**Direction:** Sift the listing for lines that hold the string "React" and pull them out.

.....

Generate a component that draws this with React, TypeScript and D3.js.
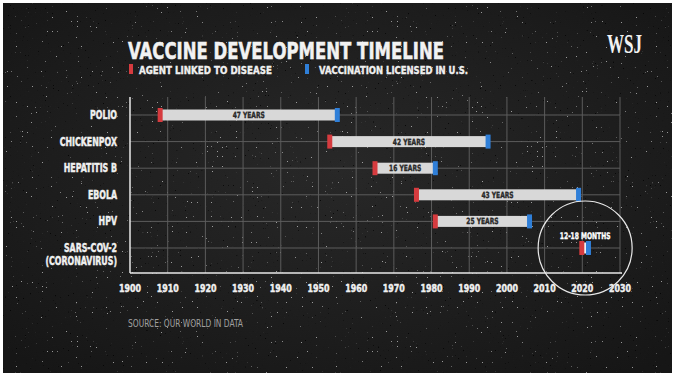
import React from "react";
import * as d3 from "d3";

const diseases = ["POLIO", "CHICKENPOX", "HEPATITIS B", "EBOLA", "HPV", "SARS-COV-2"];
const diseaseSubLabels = ["", "", "", "", "", "(CORONAVIRUS)"];
const agentYears = [1908, 1953, 1965, 1976, 1981, 2020];
const licensedYears = [1955, 1995, 1981, 2019, 2006, 2021.5];
const durationLabels = ["47 YEARS", "42 YEARS", "16 YEARS", "43 YEARS", "25 YEARS", "12-18 MONTHS"];
const tickYears = [1900, 1910, 1920, 1930, 1940, 1950, 1960, 1970, 1980, 1990, 2000, 2010, 2020, 2030];
const legendLabels = ["AGENT LINKED TO DISEASE", "VACCINATION LICENSED IN U.S."];

const W = 680;
const H = 381;
const FONT = "'Liberation Sans Narrow', 'DejaVu Sans Condensed', 'Roboto Condensed', sans-serif";
const RED = "#d63c3f";
const BLUE = "#2f7fd8";

type TProps = {
  x: number;
  y: number;
  sx?: number;
  anchor?: "start" | "middle" | "end";
  size: number;
  fill: string;
  sw?: number;
  children: React.ReactNode;
};

function T({ x, y, sx = 0.77, anchor = "start", size, fill, sw = 0.45, children }: TProps) {
  return (
    <text transform={`translate(${x},${y}) scale(${sx},1)`} textAnchor={anchor} fill={fill}
      stroke={fill} strokeWidth={sw} fontFamily={FONT} fontWeight="bold" fontSize={size}>{children}</text>
  );
}

export default function App() {
  const x = d3.scaleLinear().domain([1900, 2030]).range([130, 620]);
  const y = d3.scalePoint<string>().domain(diseases).range([115, 248]);
  const top = 97;
  const bottom = 273;
  const barH = 11;
  const capH = 14;
  const capW = 5;

  return (
    <svg width={W} height={H} style={{ position: "absolute", left: 0, top: 0 }} xmlns="http://www.w3.org/2000/svg">
      <defs>
        <radialGradient id="bg" cx="50%" cy="45%" r="70%">
          <stop offset="0%" stopColor="#282828" />
          <stop offset="100%" stopColor="#161616" />
        </radialGradient>
        <filter id="stars" x="0" y="0" width="100%" height="100%">
          <feTurbulence type="fractalNoise" baseFrequency="0.8" numOctaves={1} seed={3} result="n" />
          <feColorMatrix in="n" type="matrix" values="0 0 0 0 1  0 0 0 0 1  0 0 0 0 1  24 0 0 0 -17.6" />
        </filter>
        <filter id="darks" x="0" y="0" width="100%" height="100%">
          <feTurbulence type="fractalNoise" baseFrequency="0.6" numOctaves={1} seed={11} result="n" />
          <feColorMatrix in="n" type="matrix" values="0 0 0 0 0  0 0 0 0 0  0 0 0 0 0  0 20 0 0 -14.6" />
        </filter>
      </defs>
      <rect x={0} y={0} width={W} height={H} fill="#ffffff" />
      <rect x={3} y={3} width={669} height={370} fill="url(#bg)" />
      <rect x={3} y={3} width={669} height={370} filter="url(#stars)" opacity={0.55} />
      <rect x={3} y={3} width={669} height={370} filter="url(#darks)" opacity={0.7} />

      {/* Title */}
      <text x={128} y={59} fill="#f2f2f2" stroke="#f2f2f2" strokeWidth={0.5} fontFamily={FONT} fontWeight="bold" fontSize={23}
        textLength={316} lengthAdjust="spacingAndGlyphs">VACCINE DEVELOPMENT TIMELINE</text>
      <text x={607} y={53} fill="#f2f2f2" fontFamily="'Liberation Serif', 'DejaVu Serif', serif" fontWeight="bold" fontSize={27}
        textLength={35} lengthAdjust="spacingAndGlyphs">WSJ</text>

      {/* Legend */}
      <rect x={129} y={64} width={4} height={10} fill={RED} />
      <text x={139} y={74} fill="#f0f0f0" stroke="#f0f0f0" strokeWidth={0.35} fontFamily={FONT} fontWeight="bold" fontSize={10.5}
        textLength={133} lengthAdjust="spacingAndGlyphs">{legendLabels[0]}</text>
      <rect x={305} y={64} width={4} height={10} fill={BLUE} />
      <text x={319} y={74} fill="#f0f0f0" stroke="#f0f0f0" strokeWidth={0.35} fontFamily={FONT} fontWeight="bold" fontSize={10.5}
        textLength={149} lengthAdjust="spacingAndGlyphs">{legendLabels[1]}</text>

      {/* Grid */}
      {tickYears.slice(1).map((t) => (
        <line key={"v" + t} x1={x(t)} x2={x(t)} y1={top} y2={bottom} stroke="#5c5c5c" strokeWidth={1} />
      ))}
      {diseases.map((d) => (
        <line key={"h" + d} x1={x(1900)} x2={x(2030)} y1={y(d)} y2={y(d)} stroke="#5c5c5c" strokeWidth={1} />
      ))}
      <line x1={x(1900)} x2={x(1900)} y1={top} y2={bottom} stroke="#e8e8e8" strokeWidth={1.5} />
      <line x1={x(1900)} x2={x(2030) + 2} y1={bottom} y2={bottom} stroke="#e8e8e8" strokeWidth={1.5} />

      {/* Tick labels */}
      {tickYears.map((t) => (
        <T key={"t" + t} x={x(t)} y={292} anchor="middle" size={11} sx={0.8} fill="#f0f0f0">{t}</T>
      ))}

      {/* Y labels */}
      {diseases.map((d, i) => (
        <g key={"l" + d}>
          <T x={117} y={(y(d) as number) + 4} anchor="end" size={11.5} sx={0.76} fill="#f0f0f0">{d}</T>
          {diseaseSubLabels[i] && (
            <T x={117} y={(y(d) as number) + 17} anchor="end" size={11.5} sx={0.76} fill="#f0f0f0">{diseaseSubLabels[i]}</T>
          )}
        </g>
      ))}

      {/* Bars */}
      {diseases.map((d, i) => {
        const cy = y(d) as number;
        const x0 = x(agentYears[i]);
        const x1 = x(licensedYears[i]);
        const last = i === diseases.length - 1;
        return (
          <g key={"b" + d}>
            <rect x={x0} y={cy - barH / 2} width={x1 - x0} height={barH} fill={last ? "#f5f5f5" : "#d8d8d8"} />
            <rect x={x0 - capW / 2 - (last ? 0.5 : 0)} y={cy - capH / 2} width={capW} height={capH} fill={RED} />
            <rect x={x1 - capW / 2 + (last ? 0.5 : 0)} y={cy - capH / 2} width={capW} height={capH} fill={BLUE} />
            {last ? (
              <T x={(x0 + x1) / 2} y={cy - 9} anchor="middle" size={9} sx={0.74} fill="#ffffff" sw={0.35}>{durationLabels[i]}</T>
            ) : (
              <T x={(x0 + x1) / 2} y={cy + 3} anchor="middle" size={8.5} sx={0.78} fill="#2a2a2a" sw={0.35}>{durationLabels[i]}</T>
            )}
          </g>
        );
      })}

      {/* Highlight circle */}
      <circle cx={(x(agentYears[5]) + x(licensedYears[5])) / 2} cy={(y(diseases[5]) as number)} r={47} fill="none" stroke="#e8e8e8" strokeWidth={1.2} />

      {/* Source */}
      <text x={128} y={327} fill="#a0a0a0" fontFamily={FONT} fontSize={10.5}
        textLength={115} lengthAdjust="spacingAndGlyphs">SOURCE: OUR WORLD IN DATA</text>
    </svg>
  );
}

.....

**Worked answer:**
Generate a component that draws this with React, TypeScript and D3.js.
import React from "react";
  children: React.ReactNode;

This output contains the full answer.